Learning-Augmented Ski Rental with Discrete Distributions: A Bayesian Approach
This work addresses online decision problems with imperfect predictions, offering a practical Bayesian method for scenarios like resource allocation, but it is incremental as it builds on existing learning-augmented and worst-case frameworks.
The paper tackled the ski rental problem by proposing a discrete Bayesian framework that unifies worst-case and learning-augmented approaches, achieving near-optimal results with accurate priors while maintaining robust worst-case guarantees.

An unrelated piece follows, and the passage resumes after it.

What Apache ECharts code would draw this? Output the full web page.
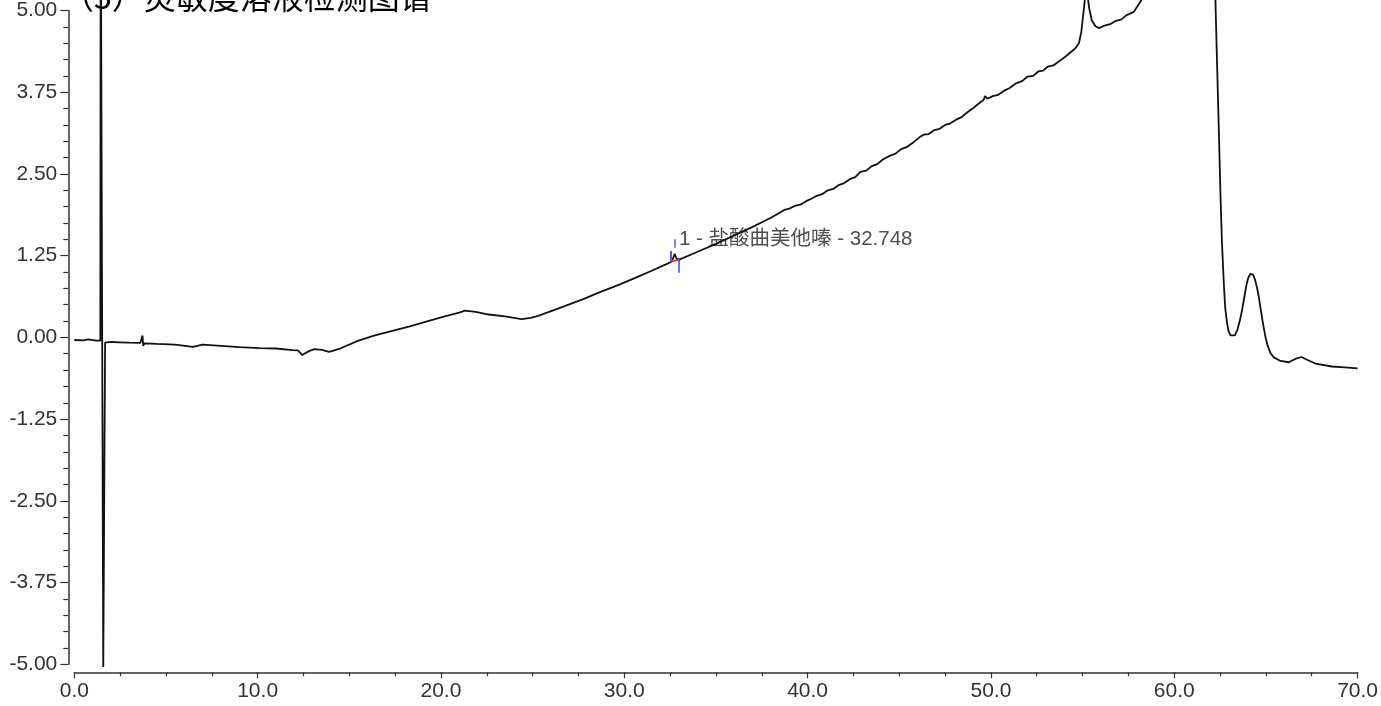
<!DOCTYPE html>
<html>
<head>
<meta charset="utf-8">
<script src="https://cdn.jsdelivr.net/npm/echarts@6/dist/echarts.min.js"></script>
<style>
html,body{margin:0;padding:0;background:#fff;}
#chart{width:1381px;height:706px;}
</style>
</head>
<body>
<div id="chart"></div>
<script>
// ---- data ----
const titleText = "（5）灵敏度溶液检测图谱";
const times = [
  0, 0.5, 0.76, 0.82, 1.2, 1.42, 1.44, 1.50, 1.58, 1.62, 1.68,
  2.0, 2.5, 3.0, 3.6, 3.70, 3.72, 3.76, 3.82, 4.5, 5.5, 6.47, 7.0, 8.0, 9.0, 10.1, 11.0, 11.9,
  12.2, 12.43, 12.8, 13.1, 13.5, 13.9, 14.5, 15.5, 16.4, 17.35, 18.3, 19.2, 20.2, 21.0, 21.3,
  21.9, 22.6, 23.5, 24.4, 24.9, 25.3, 25.4, 26.2, 26.96, 27.8, 28.57, 29.66, 30.6, 31.5, 32.3,
  32.52, 32.65, 32.75, 32.85, 33.0, 34.0, 35.0, 36.0, 37.0, 38.0,
  38.73, 39.0, 39.3, 39.6, 39.9, 40.2, 40.53, 40.8, 41.1, 41.4, 41.7, 42.0, 42.3, 42.6,
  42.88, 43.2, 43.5, 43.8, 44.1, 44.51, 44.8, 45.1, 45.4, 45.8, 46.1, 46.33, 46.6, 46.9,
  47.2, 47.5, 47.77, 48.1, 48.4, 48.7, 49.0, 49.3, 49.59, 49.68, 49.8, 50.1, 50.4, 50.7,
  51.0, 51.4, 51.7, 52.0, 52.3, 52.6, 52.85, 53.1, 53.4, 53.7, 54.0, 54.3, 54.6, 54.8,
  54.93, 55.1, 55.2, 55.35, 55.5, 55.7, 55.9, 56.2, 56.5, 56.8, 57.1, 57.4, 57.8,
  58.3, 59.0, 60.0, 61.0, 61.8, 62.1, 62.26, 62.42, 62.52, 62.6, 62.7, 62.78, 62.88, 62.96,
  63.07, 63.17, 63.3, 63.45, 63.6, 63.72, 63.85, 63.95, 64.05, 64.15, 64.22, 64.3, 64.4,
  64.5, 64.62, 64.72, 64.85, 64.98, 65.1, 65.25, 65.45, 65.8, 66.25,
  66.6, 66.94, 67.3, 67.7, 68.6, 69.3, 70.0
];
const signal = [
  -0.04, -0.045, -0.03, -0.05, -0.05, -0.05, 7.0, 7.0, -5.04, -5.04, -0.08,
  -0.07, -0.075, -0.08, -0.085, -0.06, 0.03, -0.13, -0.09, -0.10, -0.11, -0.145, -0.11, -0.13, -0.15, -0.165, -0.17, -0.195,
  -0.20, -0.27, -0.21, -0.18, -0.19, -0.22, -0.17, -0.05, 0.03, 0.10, 0.17, 0.24, 0.32, 0.38, 0.41,
  0.39, 0.35, 0.32, 0.28, 0.30, 0.33, 0.35, 0.42, 0.50, 0.59, 0.68, 0.80, 0.91, 1.02, 1.12,
  1.15, 1.20, 1.28, 1.20, 1.19, 1.31, 1.43, 1.56, 1.69, 1.83,
  1.95, 1.97, 2.01, 2.03, 2.08, 2.12, 2.17, 2.19, 2.25, 2.27, 2.33, 2.36, 2.42, 2.45,
  2.53, 2.55, 2.62, 2.65, 2.72, 2.78, 2.81, 2.88, 2.91, 2.99, 3.06, 3.10, 3.11, 3.17,
  3.19, 3.25, 3.27, 3.33, 3.37, 3.44, 3.50, 3.57, 3.63, 3.69, 3.65, 3.69, 3.71, 3.77,
  3.81, 3.89, 3.92, 3.99, 4.00, 4.07, 4.08, 4.14, 4.16, 4.22, 4.28, 4.35, 4.42, 4.50,
  4.67, 5.10, 5.40, 5.05, 4.85, 4.76, 4.73, 4.77, 4.79, 4.84, 4.86, 4.93, 4.98,
  5.20, 6.0, 9.0, 14.0, 12.0, 7.0, 5.00, 3.30, 2.20, 1.47, 0.85, 0.45, 0.22, 0.10,
  0.03, 0.01, 0.03, 0.12, 0.28, 0.45, 0.66, 0.82, 0.92, 0.97, 0.975, 0.96, 0.89,
  0.78, 0.61, 0.42, 0.20, 0.00, -0.13, -0.24, -0.31, -0.36, -0.38,
  -0.33, -0.30, -0.35, -0.40, -0.445, -0.46, -0.475
];
const xTickLabels = [0, 10, 20, 30, 40, 50, 60, 70];
const yTickLabels = [-5, -3.75, -2.5, -1.25, 0, 1.25, 2.5, 3.75, 5];

// peak annotation
const peakLabel = "1 - 盐酸曲美他嗪 - 32.748";
const peakLabelAt = [32.98, 1.50];
const retentionMark = [[32.77, 1.50], [32.77, 1.37]];
const peakStartMark = [[32.52, 1.32], [32.52, 1.16]];
const peakEndMark = [[32.97, 1.22], [32.97, 0.99]];
const baselineMark = [[32.55, 1.156], [33.0, 1.19]];

// ---- chart ----
const seriesData = times.map((t, i) => [t, signal[i]]);
const chart = echarts.init(document.getElementById('chart'), null, {renderer: 'canvas'});
const axisColor = '#333';
const labelFont = 'Liberation Sans, Arial, sans-serif';

chart.setOption({
  animation: false,
  backgroundColor: '#fff',
  graphic: [{
    type: 'text',
    left: 62,
    top: -19,
    style: {
      text: titleText,
      font: '32px "Noto Sans CJK SC"',
      fill: '#000'
    }
  }],
  grid: {left: 74.3, right: 18.7, top: 9, bottom: 41.7, containLabel: false},
  xAxis: {
    type: 'value',
    min: 0, max: 70, interval: 10,
    offset: 8,
    axisLine: {show: true, onZero: false, lineStyle: {color: axisColor, width: 1.5}},
    axisTick: {show: true, length: 6, lineStyle: {color: axisColor, width: 1.2}},
    minorTick: {show: true, splitNumber: 4, length: 4, lineStyle: {color: axisColor, width: 1.2}},
    splitLine: {show: false},
    axisLabel: {
      fontSize: 21, color: '#333', fontFamily: labelFont, margin: 8,
      formatter: v => xTickLabels.includes(v) ? v.toFixed(1) : ''
    }
  },
  yAxis: {
    type: 'value',
    min: -5, max: 5, interval: 1.25,
    offset: 6,
    axisLine: {show: true, onZero: false, lineStyle: {color: axisColor, width: 1.5}},
    axisTick: {show: true, length: 8, lineStyle: {color: axisColor, width: 1.2}},
    minorTick: {show: true, splitNumber: 5, length: 5, lineStyle: {color: axisColor, width: 1.2}},
    splitLine: {show: false},
    axisLabel: {
      fontSize: 21, color: '#333', fontFamily: labelFont, margin: 11,
      formatter: v => yTickLabels.includes(v) ? v.toFixed(2) : ''
    }
  },
  series: [
    {
      type: 'line',
      data: seriesData,
      showSymbol: false,
      clip: false,
      lineStyle: {color: '#111', width: 1.8},
      silent: true,
      markLine: {
        silent: true,
        symbol: ['none', 'none'],
        label: {show: false},
        data: [
          [{coord: retentionMark[0], lineStyle: {color: '#5a5af0', width: 1.5, type: 'solid'}}, {coord: retentionMark[1]}],
          [{coord: peakStartMark[0], lineStyle: {color: '#5a5af0', width: 2, type: 'solid'}}, {coord: peakStartMark[1]}],
          [{coord: peakEndMark[0], lineStyle: {color: '#3a3af0', width: 1.5, type: 'solid'}}, {coord: peakEndMark[1]}],
          [{coord: baselineMark[0], lineStyle: {color: '#e02020', width: 1.5, type: 'solid'}}, {coord: baselineMark[1]}]
        ]
      }
    },
    {
      type: 'scatter',
      data: [peakLabelAt],
      symbolSize: 0,
      silent: true,
      label: {
        show: true,
        position: 'right',
        distance: 0,
        formatter: peakLabel,
        fontSize: 20.5,
        color: '#222',
        fontFamily: 'Liberation Sans, "Noto Sans CJK SC", sans-serif'
      }
    }
  ]
});
</script>
</body>
</html>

We revisit the classic ski rental problem through the lens of Bayesian decision-making and machine-learned predictions. While traditional algorithms minimize worst-case cost without assumptions, and recent learning-augmented approaches leverage noisy forecasts with robustness guarantees, our work unifies these perspectives. We propose a discrete Bayesian framework that maintains exact posterior distributions over the time horizon, enabling principled uncertainty quantification and seamless incorporation of expert priors. Our algorithm achieves prior-dependent competitive guarantees and gracefully interpolates between worst-case and fully-informed settings. Our extensive experimental evaluation demonstrates superior empirical performance across diverse scenarios, achieving near-optimal results under accurate priors while maintaining robust worst-case guarantees. This framework naturally extends to incorporate multiple predictions, non-uniform priors, and contextual information, highlighting the practical advantages of Bayesian reasoning in online decision problems with imperfect predictions.